After one of the more famous lesbian sex scenes in movie history, they wake in the small hours of the night and find themselves mysteriously drawn to a deserted theatre – “Silencio” – where a sinister magician has begun to show them that all is definitely not as it seems. A dramatically made up woman takes the stage to sing an exquisite Spanish version of Roy Orbison’s “Crying”. Rita and Betty begin to weep , too, clinging onto each other, perhaps aware that everything is about to change.
A blue box is about to be discovered. Rita’s key will open it and turn the world inside out. A fantasy disintegrates. Sunny LA optimism sours into bitterness and darkness. Betty and Rita themselves are gone forever, to be replaced by darker and more desperate people who only happen to share the same bodies and the same city. Cruelty reigns, and murder and suicide wait patiently in the wings, knowing their time to take the stage will come.

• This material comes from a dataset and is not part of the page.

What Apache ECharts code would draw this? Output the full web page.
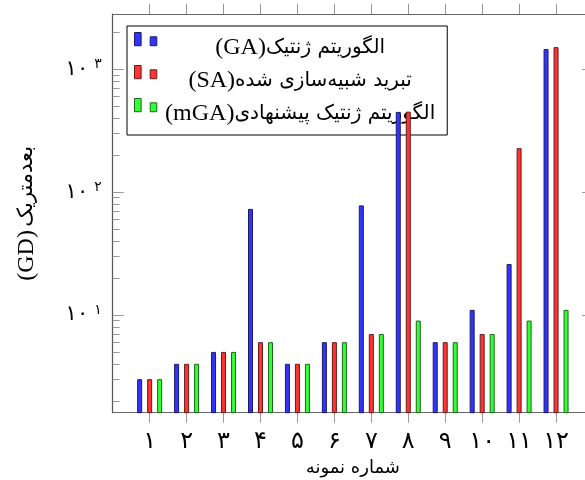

Beautiful, unpredictable, surprisingly moving and occasionally terrifying, Mulholland Drive does make sense, if you’re prepared to join Lynch on his foray into the unknown and ignore a few red herrings. And when you do suddenly understand the film’s puzzlebox structure, the impact is searing and unforgettable.
Note – this is one of the few films Chris and I have seen at the cinema together. By the end, most of the audience were hooting with derision at the outlandish twists and turns. Chris and I ignored them and left almost breathless, furiously trying to dig out the film’s meaning. It took time but was worth the effort.